Although he’s not as cute as my vindictive gay Cupid, this creature is definitely my kind of love demon, and he does what we need him to do in this holiday horror flick; he tears into students on Valentine’s Day with not only his bow and arrow, but other iconic symbols of the holiday, like roses and love letters. The use of holiday cookie cutters is cool as well, but I’ve suddenly seen the same idea in at least two other movies I’ve blogged about in the last few years.
As a prelude to the good stuff, a generally unnecessary voiceover narrative gives us Cupid’s backstory as drawings appear on the pages of an old book. This goes on for about five minutes before we get to the first gruesome kill and a full Monty appearance of our winged killer.

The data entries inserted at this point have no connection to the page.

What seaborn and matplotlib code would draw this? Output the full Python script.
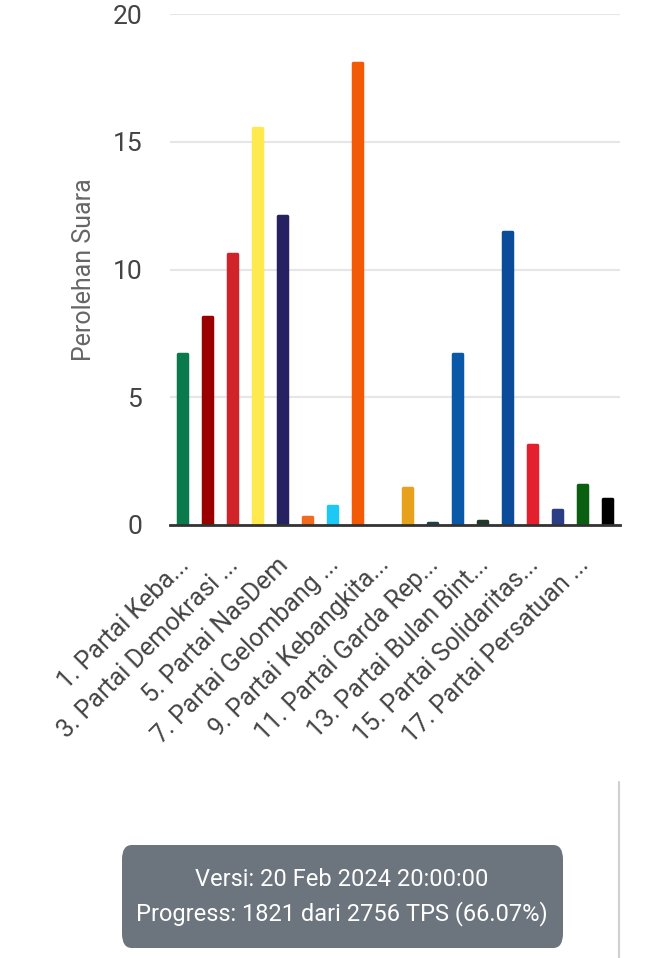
import seaborn as sns
import pandas as pd
import matplotlib.pyplot as plt
import matplotlib.transforms as mtrans
from matplotlib.patches import FancyBboxPatch
from matplotlib.lines import Line2D

partai = ['1. Partai Keba...', '2. Partai Gerakan ...', '3. Partai Demokrasi ...', '4. Partai Golongan ...',
          '5. Partai NasDem', '6. Partai Buruh', '7. Partai Gelombang ...', '8. Partai Keadilan ...',
          '9. Partai Kebangkita...', '10. Partai Hati Nur...', '11. Partai Garda Rep...', '12. Partai Amanat ...',
          '13. Partai Bulan Bint...', '14. Partai Demokrat', '15. Partai Solidaritas...', '16. Partai Perindo',
          '17. Partai Persatuan ...', '18. Partai Ummat']
suara = [6.7, 8.15, 10.6, 15.55, 12.1, 0.3, 0.75, 18.1, 0.0, 1.45,
         0.08, 6.7, 0.15, 11.48, 3.15, 0.6, 1.55, 1.0]
warna = ['#0a7a4c', '#9b0000', '#d0232a', '#ffe94f', '#262262', '#f26b1d', '#1ec8f5', '#f35a06', '#ffffff',
         '#e8a11d', '#1e4050', '#0a58a8', '#1d3a2a', '#0a4c9a', '#e4202e', '#2b3d85', '#0a6010', '#000000']
versi = 'Versi: 20 Feb 2024 20:00:00'
progress = 'Progress: 1821 dari 2756 TPS (66.07%)'

df = pd.DataFrame({'partai': partai, 'suara': suara})

sns.set_style('white')
plt.rcParams['font.family'] = ['Roboto', 'DejaVu Sans']

fig = plt.figure(figsize=(6.6, 9.58), dpi=100)
ax = fig.add_axes([170 / 660, 1 - 525 / 958, 450 / 660, 511 / 958])

sns.barplot(data=df, x='partai', y='suara', hue='partai', palette=warna, legend=False,
            width=0.36, saturation=1, ax=ax, zorder=3)

# rounded top like the web chart
for p, c in zip(ax.patches, warna):
    p.set_edgecolor(c)
    p.set_linewidth(2.5)
    p.set_joinstyle('round')

ax.set_ylim(0, 20)
ax.set_yticks([0, 5, 10, 15, 20])
ax.yaxis.grid(True, color='#e6e6e6', linewidth=1.5, zorder=0)
ax.set_xlim(-0.5, len(partai) - 0.5)
for s in ['top', 'right', 'left']:
    ax.spines[s].set_visible(False)
ax.spines['bottom'].set_color('#333333')
ax.spines['bottom'].set_linewidth(2)
ax.spines['bottom'].set_zorder(4)

ax.set_xticks(range(len(partai)))
ax.set_xticklabels([t if i % 2 == 0 else '' for i, t in enumerate(partai)],
                   rotation=45, ha='right', rotation_mode='anchor', fontsize=18, color='#444444')
ax.tick_params(axis='x', length=0, pad=20)
geser = mtrans.ScaledTranslation(-6 / 100, 0, fig.dpi_scale_trans)
for lbl in ax.get_xticklabels():
    lbl.set_transform(lbl.get_transform() + geser)
ax.tick_params(axis='y', length=0, pad=20, labelsize=19, labelcolor='#444444')
ax.set_xlabel('')
ax.set_ylabel('Perolehan Suara', fontsize=18, color='#666666', labelpad=12)

# info box
box = FancyBboxPatch((122 / 660, 1 - 948 / 958), 441 / 660, 103 / 958,
                     boxstyle='round,pad=0,rounding_size=0.015', transform=fig.transFigure,
                     facecolor='#6c757d', edgecolor='none')
fig.patches.append(box)
fig.text(342 / 660, 1 - 880 / 958, versi, ha='center', va='center', color='white', fontsize=17)
fig.text(342 / 660, 1 - 914 / 958, progress, ha='center', va='center', color='white', fontsize=17)
fig.lines.append(Line2D([619 / 660, 619 / 660], [0, 1 - 782 / 958], transform=fig.transFigure,
                        color='#d0d0d0', linewidth=1.5))

fig.savefig('out.png', dpi=100)
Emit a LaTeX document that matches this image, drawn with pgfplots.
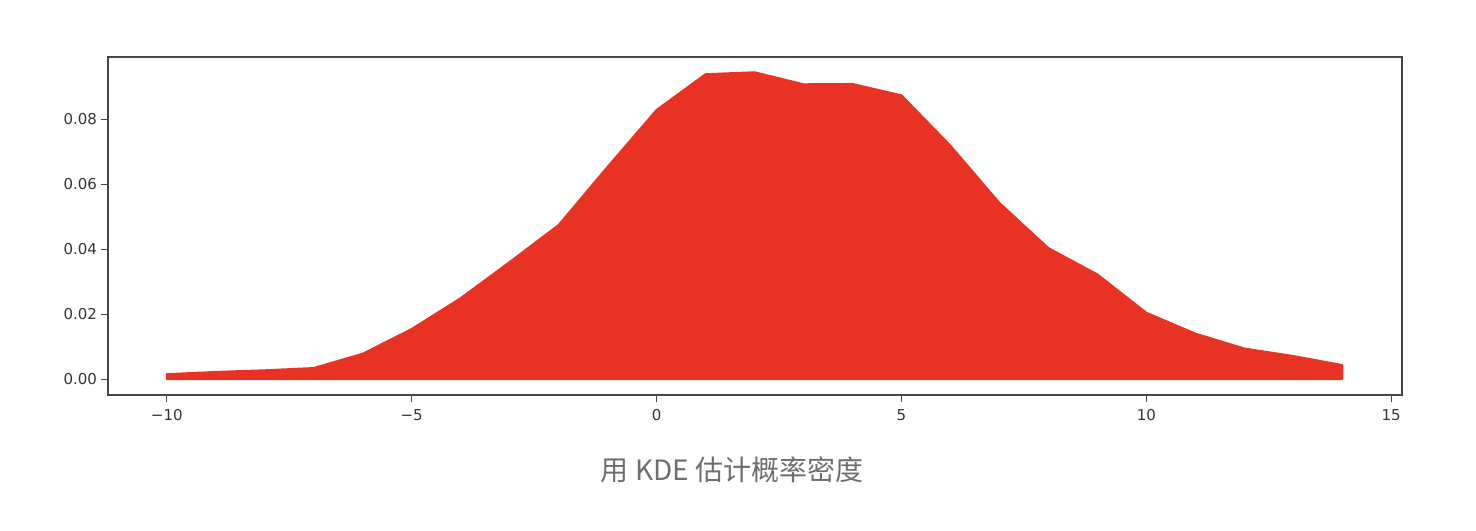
\documentclass[border=0pt]{standalone}
\usepackage{pgfplots}
\pgfplotsset{compat=1.18}
\usepackage{fontspec}
\setmainfont{DejaVu Sans}
\newfontfamily\cjk{Noto Sans CJK SC}
\definecolor{kdered}{RGB}{232,50,35}
\definecolor{framegray}{RGB}{70,70,70}
\definecolor{capgray}{RGB}{110,110,110}
\begin{document}
\begin{tikzpicture}
  \begin{axis}[
    at={(0,0)}, anchor=south west,
    scale only axis,
    width=647pt, height=169pt,
    xmin=-11.2, xmax=15.22,
    ymin=-0.0049, ymax=0.0991,
    xtick={-10,-5,0,5,10,15},
    xticklabels={−10,−5,0,5,10,15},
    ytick={0,0.02,0.04,0.06,0.08},
    yticklabel style={/pgf/number format/fixed, /pgf/number format/fixed zerofill, /pgf/number format/precision=2, xshift=1.5pt},
    /pgf/number format/assume math mode=true,
    every tick label/.append style={font=\fontsize{7.5}{9}\selectfont, text=black!80},
    tick align=outside, tick pos=left,
    major tick length=3.5pt,
    every tick/.style={framegray, line width=0.5pt},
    axis line style={framegray, line width=0.6pt},
    scaled y ticks=false,
  ]
    \addplot[fill=kdered, draw=kdered, line width=1pt, line join=round] coordinates {
      (-10, 0.0015) (-9, 0.0022) (-8, 0.0027) (-7, 0.0034) (-6, 0.0078)
      (-5, 0.0154) (-4, 0.0249) (-3, 0.0360) (-2, 0.0474) (-1, 0.0653)
      (0, 0.0828) (1, 0.0938) (2, 0.0944) (3, 0.0907) (4, 0.0908)
      (5, 0.0873) (6, 0.0718) (7, 0.0542) (8, 0.0403) (9, 0.0322)
      (10, 0.0204) (11, 0.0140) (12, 0.0094) (13, 0.0071) (14, 0.0043)
      (14, 0) (-10, 0)
    } -- cycle;
  \end{axis}
  \node[text=capgray, font=\fontsize{14}{16}\selectfont] at (312pt,-37.5pt) {\cjk 用 KDE 估计概率密度};
  \path[use as bounding box] (-54pt,-67.5pt) rectangle (684pt,197.5pt);
\end{tikzpicture}
\end{document}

Next we meet an Abigail Breslin clone who casts a spell to capture the heart of her hot teacher.
She’s hot for teacher, I’m hot for principal.

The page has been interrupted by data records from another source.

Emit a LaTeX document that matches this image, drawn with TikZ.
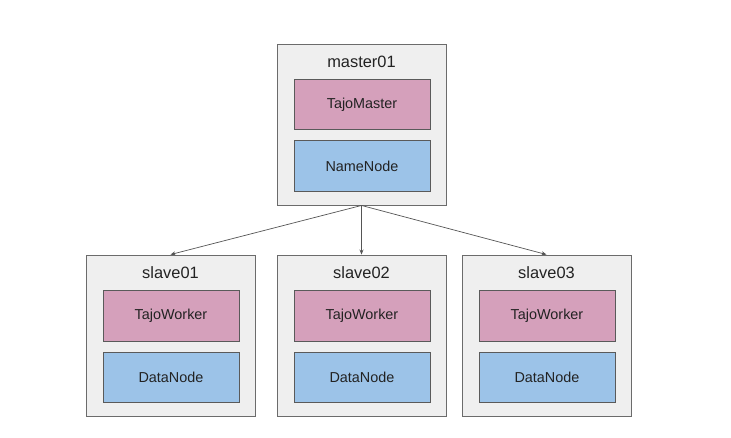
\documentclass[tikz,border=0pt]{standalone}
\usepackage{fontspec}
\setmainfont{Liberation Sans}
\usetikzlibrary{arrows.meta}
\definecolor{outerfill}{HTML}{EFEFEF}
\definecolor{outerline}{HTML}{6B6B6B}
\definecolor{pinkfill}{HTML}{D5A0BB}
\definecolor{bluefill}{HTML}{9CC3E8}
\definecolor{innerline}{HTML}{5A5A5A}
\definecolor{txt}{HTML}{222222}
\definecolor{arrowc}{HTML}{555555}
\tikzset{
  hostbox/.style={draw=outerline, fill=outerfill, line width=0.9pt, minimum width=169pt, minimum height=161pt, inner sep=0pt},
  procbox/.style={draw=innerline, line width=0.9pt, minimum width=136pt, minimum height=50.5pt, inner sep=0pt, text=txt, font=\fontsize{14.4}{17}\selectfont},
  pinkbox/.style={procbox, fill=pinkfill},
  bluebox/.style={procbox, fill=bluefill},
  hostlabel/.style={text=txt, inner sep=0pt, font=\fontsize{16.4}{19}\selectfont},
  conn/.style={draw=arrowc, line width=0.7pt, -{Stealth[length=5pt,width=4pt]}}
}
\begin{document}
\begin{tikzpicture}[x=1pt,y=-1pt]
\useasboundingbox[fill=white] (0,0) rectangle (731,437);
% master
\node[hostbox] (master) at (361.5,124.5) {};
\node[hostlabel] (masterlbl) at (361.5,62) {master01};
\node[pinkbox] (tajomaster) at (362,104.5) {TajoMaster};
\node[bluebox] (namenode) at (362,166) {NameNode};
% slaves
\foreach \i/\cx in {1/170.5, 2/361.5, 3/546.5} {
  \node[hostbox] (slave\i) at (\cx,335.5) {};
  \node[hostlabel] (slavelbl\i) at (\cx,273) {slave0\i};
  \node[pinkbox] (worker\i) at (\cx+0.5,316) {TajoWorker};
  \node[bluebox] (datanode\i) at (\cx+0.5,377.5) {DataNode};
}
\draw[conn] (master.south) -- (slave1.north);
\draw[conn] (master.south) -- (slave2.north);
\draw[conn] (master.south) -- (slave3.north);
\end{tikzpicture}
\end{document}
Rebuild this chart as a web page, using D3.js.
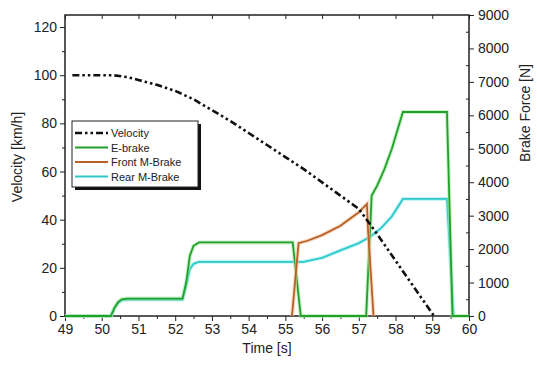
<!DOCTYPE html>
<html>
<head>
<meta charset="utf-8">
<script src="https://cdn.jsdelivr.net/npm/d3@7"></script>
<style>
  body { margin: 0; background: #fff; }
  svg { font-family: "Liberation Sans", Arial, sans-serif; }
  .axis text { fill: #222; font-size: 14px; }
  .axis path, .axis line { stroke: #222; }
</style>
</head>
<body>
<div id="chart"></div>
<script>
// values
const timeTicks = [49, 50, 51, 52, 53, 54, 55, 56, 57, 58, 59, 60];
const velocityTicks = [0, 20, 40, 60, 80, 100, 120];
const forceTicks = [0, 1000, 2000, 3000, 4000, 5000, 6000, 7000, 8000, 9000];

// velocity [km/h] vs time [s]
const velocity = [
  [49.2, 100], [50.3, 100], [50.7, 99.2], [51.0, 98], [51.5, 96], [52.0, 93.5],
  [52.5, 90], [53.0, 85.5], [53.5, 81], [54.0, 76], [54.5, 71], [55.0, 66],
  [55.5, 61], [56.0, 55.5], [56.5, 50], [57.0, 44.5], [57.5, 34], [58.0, 23],
  [58.5, 12], [59.05, 0]
];

// brake forces [N] vs time [s]
const eBrake = [
  [49, 0], [50.25, 0], [50.35, 250], [50.45, 420], [50.55, 500], [50.7, 520],
  [52.2, 520], [52.3, 1000], [52.4, 1800], [52.5, 2100], [52.65, 2200],
  [55.2, 2200], [55.42, 0], [57.2, 0], [57.35, 3600], [57.5, 3900], [57.7, 4400],
  [57.9, 5000], [58.2, 6100], [59.4, 6100], [59.55, 0], [60, 0]
];
const frontBrake = [
  [55.18, 0], [55.36, 2180], [55.6, 2250], [56.0, 2420], [56.5, 2700],
  [57.0, 3100], [57.22, 3350], [57.25, 2600], [57.4, 0]
];
const rearBrake = [
  [49, 0], [50.25, 0], [50.35, 250], [50.45, 400], [50.55, 470], [50.7, 490],
  [52.2, 490], [52.3, 900], [52.4, 1400], [52.5, 1560], [52.65, 1620],
  [55.5, 1620], [56.0, 1740], [56.5, 1960], [57.0, 2180], [57.3, 2360],
  [57.6, 2620], [57.9, 2980], [58.2, 3500], [59.4, 3500], [59.58, 0]
];

const W = 537, H = 368;
const plotL = 65, plotR = 469, plotT = 15, plotB = 316;

const svg = d3.select("#chart").append("svg")
  .attr("width", W).attr("height", H);

const x = d3.scaleLinear().domain([49, 60]).range([plotL, plotR]);
const yV = d3.scaleLinear().domain([0, 125]).range([plotB, plotT]);
const yF = d3.scaleLinear().domain([0, 9000]).range([plotB, plotT]);

// axes
const halfTimes = d3.range(49.5, 60, 1);
svg.append("g").attr("class", "axis")
  .attr("transform", `translate(0,${plotB})`)
  .call(d3.axisBottom(x).tickValues(timeTicks).tickFormat(d3.format("d")).tickSize(5).tickPadding(3));
svg.append("g").attr("class", "axis")
  .attr("transform", `translate(0,${plotB})`)
  .call(d3.axisBottom(x).tickValues(halfTimes).tickFormat("").tickSize(3));
svg.append("g").attr("class", "axis")
  .attr("transform", `translate(0,${plotT})`)
  .call(d3.axisBottom(x).tickValues(timeTicks).tickFormat("").tickSize(4));

svg.append("g").attr("class", "axis")
  .attr("transform", `translate(${plotL},0)`)
  .call(d3.axisLeft(yV).tickValues(velocityTicks).tickFormat(d3.format("d")).tickSize(5).tickPadding(3));
svg.append("g").attr("class", "axis")
  .attr("transform", `translate(${plotL},0)`)
  .call(d3.axisLeft(yV).tickValues(d3.range(10, 125, 20)).tickFormat("").tickSize(3));

svg.append("g").attr("class", "axis")
  .attr("transform", `translate(${plotR},0)`)
  .call(d3.axisRight(yF).tickValues(forceTicks).tickFormat(d3.format("d")).tickSize(5).tickPadding(4));
svg.append("g").attr("class", "axis")
  .attr("transform", `translate(${plotR},0)`)
  .call(d3.axisLeft(yF).tickValues(d3.range(500, 9000, 1000)).tickFormat("").tickSize(3));

svg.selectAll(".axis .domain").remove();

// frame
svg.append("rect")
  .attr("x", plotL).attr("y", plotT)
  .attr("width", plotR - plotL).attr("height", plotB - plotT)
  .attr("fill", "none").attr("stroke", "#222").attr("stroke-width", 1.5);

// lines
const lineF = d3.line().x(d => x(d[0])).y(d => yF(d[1]));
const lineV = d3.line().x(d => x(d[0])).y(d => yV(d[1]));

const forceSeries = [
  { data: rearBrake, color: "#2ec8cc", glow: "#9ff0f0" },
  { data: eBrake, color: "#23a02c", glow: "#a3e8a3" },
  { data: frontBrake, color: "#b8602a", glow: "#f5c49a" }
];
forceSeries.forEach(s => {
  svg.append("path").datum(s.data)
    .attr("d", lineF).attr("fill", "none")
    .attr("stroke", s.glow).attr("stroke-width", 4).attr("opacity", 0.6);
  svg.append("path").datum(s.data)
    .attr("d", lineF).attr("fill", "none")
    .attr("stroke", s.color).attr("stroke-width", 1.8);
});

svg.append("path").datum(velocity)
  .attr("d", lineV).attr("fill", "none")
  .attr("stroke", "#111").attr("stroke-width", 2.6)
  .attr("stroke-dasharray", "7,3,2.5,3,2.5,3");

// axis titles
svg.append("text")
  .attr("x", (plotL + plotR) / 2).attr("y", 353)
  .attr("text-anchor", "middle").attr("font-size", 14).attr("fill", "#222")
  .text("Time [s]");
svg.append("text")
  .attr("transform", "translate(22,157) rotate(-90)")
  .attr("text-anchor", "middle").attr("font-size", 14).attr("fill", "#222")
  .text("Velocity [km/h]");
svg.append("text")
  .attr("transform", "translate(530,113) rotate(-90)")
  .attr("text-anchor", "middle").attr("font-size", 14).attr("fill", "#222")
  .text("Brake Force [N]");

// legend
const legendItems = [
  { name: "Velocity", color: "#111", dash: "7,3,2.5,3,2.5,3", width: 2.6 },
  { name: "E-brake", color: "#23a02c", dash: null, width: 1.8 },
  { name: "Front M-Brake", color: "#b8602a", dash: null, width: 1.8 },
  { name: "Rear M-Brake", color: "#2ec8cc", dash: null, width: 1.8 }
];
const lg = svg.append("g").attr("transform", "translate(72,121)");
lg.append("rect").attr("x", 3).attr("y", 3).attr("width", 126).attr("height", 66).attr("fill", "#111");
lg.append("rect").attr("x", 0).attr("y", 0).attr("width", 126).attr("height", 66)
  .attr("fill", "#fff").attr("stroke", "#222").attr("stroke-width", 1);
legendItems.forEach((it, i) => {
  const yy = 12 + i * 14.5;
  lg.append("line").attr("x1", 3).attr("x2", 36).attr("y1", yy).attr("y2", yy)
    .attr("stroke", it.color).attr("stroke-width", it.width)
    .attr("stroke-dasharray", it.dash);
  lg.append("text").attr("x", 39).attr("y", yy + 4)
    .attr("font-size", 11).attr("fill", "#222").text(it.name);
});
</script>
</body>
</html>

When the best bitch I’ve seen in a horror movie in years bullies the main girl right before the Valentine’s Day dance, the main girl does a revenge spell that goes horribly wrong.

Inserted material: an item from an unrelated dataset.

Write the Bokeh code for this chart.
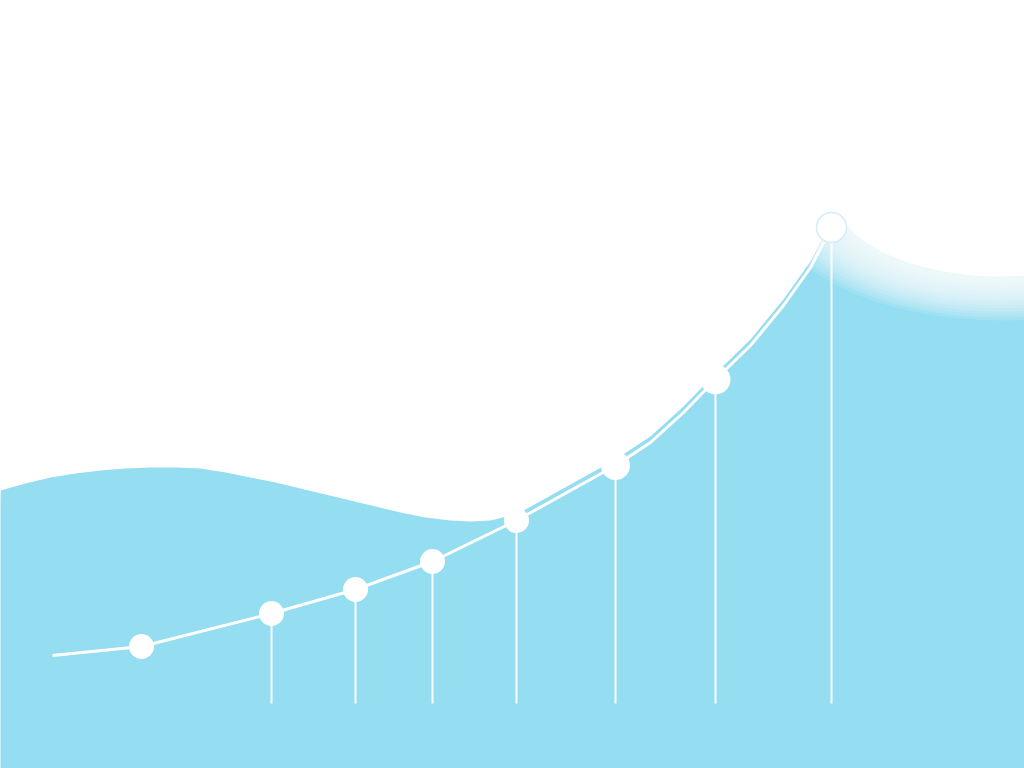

Theoretically Cupid is everything you might want in a Valentine’s Day horror film.
But alas, the gory kills and gruesome looking creature can’t mask the fact that something is just off. The overall tone is flat, with every aspect of the movie falling short of the necessary energy to keep the pace and deliver the kind of horror excitement I crave.
The score is a lilting melody that lacks the urgency to build suspense. Sound effects don’t pack a wallop. The lighting, while dipping into the perfect horror hues, is visually stagnant, so it doesn’t provide the atmospheric shadows or contrasts between dark and light to help set the mood.
Aside from one guy giving me a giggle with his girlish screams, the actors’ reactions to the horrific situations aren’t amplified enough and the dialogue is downright weird at times. For instance, someone seriously says, “Who goes there?” I actually think this and a few other lines might be wink wink moments, because the students are studying Shakespeare in class. Even if that is the case, the possible in-jokes as well as occasional humorous lines just feel out of place, because this is not a horror comedy.
I’d say definitely check this one out for the holiday spirit and the bloody bits, but don’t expect Cupid to get your heart racing. It hits DVD and digital on February 11th from Uncork’d Entertainment, just in time for the holiday.